◆ What is needed
How does the data below read from its first line through the line containing "240, interval: 20"? Print those lines exactly.

◆ Raw data
________________________

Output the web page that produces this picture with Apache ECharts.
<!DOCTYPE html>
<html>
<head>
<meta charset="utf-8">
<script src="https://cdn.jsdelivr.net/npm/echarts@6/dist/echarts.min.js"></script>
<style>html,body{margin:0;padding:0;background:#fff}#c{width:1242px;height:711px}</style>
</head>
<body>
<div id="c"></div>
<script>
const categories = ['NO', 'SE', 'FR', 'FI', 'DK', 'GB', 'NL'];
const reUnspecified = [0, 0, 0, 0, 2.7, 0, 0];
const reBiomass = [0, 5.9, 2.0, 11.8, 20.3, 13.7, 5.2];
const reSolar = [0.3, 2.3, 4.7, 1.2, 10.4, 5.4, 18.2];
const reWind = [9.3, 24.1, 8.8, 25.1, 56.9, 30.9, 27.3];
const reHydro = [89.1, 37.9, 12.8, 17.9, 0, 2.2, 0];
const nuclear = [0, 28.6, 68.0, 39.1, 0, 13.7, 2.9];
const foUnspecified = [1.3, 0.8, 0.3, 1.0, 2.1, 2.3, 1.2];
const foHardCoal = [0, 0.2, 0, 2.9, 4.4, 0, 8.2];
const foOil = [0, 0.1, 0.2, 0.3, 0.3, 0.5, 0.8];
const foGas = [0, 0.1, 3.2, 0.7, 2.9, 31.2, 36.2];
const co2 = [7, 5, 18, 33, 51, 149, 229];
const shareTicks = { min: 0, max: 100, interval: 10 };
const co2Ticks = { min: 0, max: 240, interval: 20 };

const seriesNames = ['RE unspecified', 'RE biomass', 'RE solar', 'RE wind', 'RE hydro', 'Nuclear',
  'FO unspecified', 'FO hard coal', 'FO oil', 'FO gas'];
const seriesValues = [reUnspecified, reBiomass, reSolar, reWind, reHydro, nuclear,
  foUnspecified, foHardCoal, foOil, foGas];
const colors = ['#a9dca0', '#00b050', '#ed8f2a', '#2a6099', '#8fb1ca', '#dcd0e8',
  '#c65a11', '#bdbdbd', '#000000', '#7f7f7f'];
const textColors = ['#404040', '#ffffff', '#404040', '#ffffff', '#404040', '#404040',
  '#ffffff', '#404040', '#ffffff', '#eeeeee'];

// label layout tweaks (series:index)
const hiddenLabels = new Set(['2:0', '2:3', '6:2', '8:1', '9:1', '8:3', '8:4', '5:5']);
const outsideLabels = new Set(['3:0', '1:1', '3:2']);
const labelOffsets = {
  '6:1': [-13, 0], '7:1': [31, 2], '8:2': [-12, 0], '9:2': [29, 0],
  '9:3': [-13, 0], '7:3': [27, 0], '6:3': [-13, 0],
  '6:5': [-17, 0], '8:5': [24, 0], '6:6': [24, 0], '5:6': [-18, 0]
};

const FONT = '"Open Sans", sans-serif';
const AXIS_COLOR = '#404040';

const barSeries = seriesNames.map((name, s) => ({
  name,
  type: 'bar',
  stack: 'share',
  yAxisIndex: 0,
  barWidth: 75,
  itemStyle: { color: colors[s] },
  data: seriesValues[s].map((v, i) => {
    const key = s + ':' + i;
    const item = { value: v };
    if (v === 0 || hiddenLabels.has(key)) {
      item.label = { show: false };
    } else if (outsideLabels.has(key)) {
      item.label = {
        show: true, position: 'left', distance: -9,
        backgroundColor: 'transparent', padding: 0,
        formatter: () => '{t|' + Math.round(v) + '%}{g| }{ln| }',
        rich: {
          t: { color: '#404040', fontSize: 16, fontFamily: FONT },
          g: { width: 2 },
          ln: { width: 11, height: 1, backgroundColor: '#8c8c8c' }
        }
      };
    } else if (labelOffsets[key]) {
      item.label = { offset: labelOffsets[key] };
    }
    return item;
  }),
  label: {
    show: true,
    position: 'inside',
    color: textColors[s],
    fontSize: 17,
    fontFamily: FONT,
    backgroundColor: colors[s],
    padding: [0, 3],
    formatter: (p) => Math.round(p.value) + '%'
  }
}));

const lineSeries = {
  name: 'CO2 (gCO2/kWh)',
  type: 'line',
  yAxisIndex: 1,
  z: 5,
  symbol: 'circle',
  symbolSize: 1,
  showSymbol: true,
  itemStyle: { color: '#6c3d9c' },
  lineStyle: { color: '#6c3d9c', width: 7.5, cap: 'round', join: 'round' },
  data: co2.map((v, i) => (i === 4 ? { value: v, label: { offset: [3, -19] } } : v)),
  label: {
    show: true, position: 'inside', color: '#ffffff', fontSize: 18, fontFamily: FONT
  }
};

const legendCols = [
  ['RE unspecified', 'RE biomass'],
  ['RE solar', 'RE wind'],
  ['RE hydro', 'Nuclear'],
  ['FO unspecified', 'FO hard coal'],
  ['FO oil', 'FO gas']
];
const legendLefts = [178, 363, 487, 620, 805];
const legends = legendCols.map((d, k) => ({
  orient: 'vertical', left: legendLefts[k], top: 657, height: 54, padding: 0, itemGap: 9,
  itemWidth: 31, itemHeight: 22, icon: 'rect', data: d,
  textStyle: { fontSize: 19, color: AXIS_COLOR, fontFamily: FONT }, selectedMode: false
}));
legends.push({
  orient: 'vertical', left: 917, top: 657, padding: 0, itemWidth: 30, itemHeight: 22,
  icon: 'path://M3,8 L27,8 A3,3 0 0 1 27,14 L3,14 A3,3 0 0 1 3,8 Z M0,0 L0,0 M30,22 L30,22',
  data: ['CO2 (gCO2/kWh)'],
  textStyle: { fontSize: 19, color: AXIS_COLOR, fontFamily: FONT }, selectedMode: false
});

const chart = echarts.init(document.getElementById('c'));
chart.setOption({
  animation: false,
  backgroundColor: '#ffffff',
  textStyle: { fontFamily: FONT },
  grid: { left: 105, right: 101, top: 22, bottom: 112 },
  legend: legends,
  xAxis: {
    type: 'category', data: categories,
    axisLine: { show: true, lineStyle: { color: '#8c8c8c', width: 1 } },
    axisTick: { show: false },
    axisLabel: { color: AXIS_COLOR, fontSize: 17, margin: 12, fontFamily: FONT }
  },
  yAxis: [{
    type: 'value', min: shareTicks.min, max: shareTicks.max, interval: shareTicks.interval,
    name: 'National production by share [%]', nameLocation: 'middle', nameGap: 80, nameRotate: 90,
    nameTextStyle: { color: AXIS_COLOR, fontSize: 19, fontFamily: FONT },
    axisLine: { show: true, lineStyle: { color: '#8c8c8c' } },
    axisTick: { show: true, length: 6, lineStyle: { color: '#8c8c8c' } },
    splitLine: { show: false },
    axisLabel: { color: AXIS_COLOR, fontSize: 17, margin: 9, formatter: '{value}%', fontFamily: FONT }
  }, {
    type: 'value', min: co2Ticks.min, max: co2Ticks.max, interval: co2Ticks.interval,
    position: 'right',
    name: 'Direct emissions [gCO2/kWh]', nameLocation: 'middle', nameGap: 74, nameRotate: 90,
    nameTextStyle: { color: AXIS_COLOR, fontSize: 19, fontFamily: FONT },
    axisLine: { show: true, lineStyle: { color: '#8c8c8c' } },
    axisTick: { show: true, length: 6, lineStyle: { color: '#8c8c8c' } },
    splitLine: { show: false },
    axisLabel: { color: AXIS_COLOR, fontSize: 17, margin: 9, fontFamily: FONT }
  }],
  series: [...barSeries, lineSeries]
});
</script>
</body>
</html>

________________________

◆ Solution for this problem
Output the web page that produces this picture with Apache ECharts.
<!DOCTYPE html>
<html>
<head>
<meta charset="utf-8">
<script src="https://cdn.jsdelivr.net/npm/echarts@6/dist/echarts.min.js"></script>
<style>html,body{margin:0;padding:0;background:#fff}#c{width:1242px;height:711px}</style>
</head>
<body>
<div id="c"></div>
<script>
const categories = ['NO', 'SE', 'FR', 'FI', 'DK', 'GB', 'NL'];
const reUnspecified = [0, 0, 0, 0, 2.7, 0, 0];
const reBiomass = [0, 5.9, 2.0, 11.8, 20.3, 13.7, 5.2];
const reSolar = [0.3, 2.3, 4.7, 1.2, 10.4, 5.4, 18.2];
const reWind = [9.3, 24.1, 8.8, 25.1, 56.9, 30.9, 27.3];
const reHydro = [89.1, 37.9, 12.8, 17.9, 0, 2.2, 0];
const nuclear = [0, 28.6, 68.0, 39.1, 0, 13.7, 2.9];
const foUnspecified = [1.3, 0.8, 0.3, 1.0, 2.1, 2.3, 1.2];
const foHardCoal = [0, 0.2, 0, 2.9, 4.4, 0, 8.2];
const foOil = [0, 0.1, 0.2, 0.3, 0.3, 0.5, 0.8];
const foGas = [0, 0.1, 3.2, 0.7, 2.9, 31.2, 36.2];
const co2 = [7, 5, 18, 33, 51, 149, 229];
const shareTicks = { min: 0, max: 100, interval: 10 };
const co2Ticks = { min: 0, max: 240, interval: 20 };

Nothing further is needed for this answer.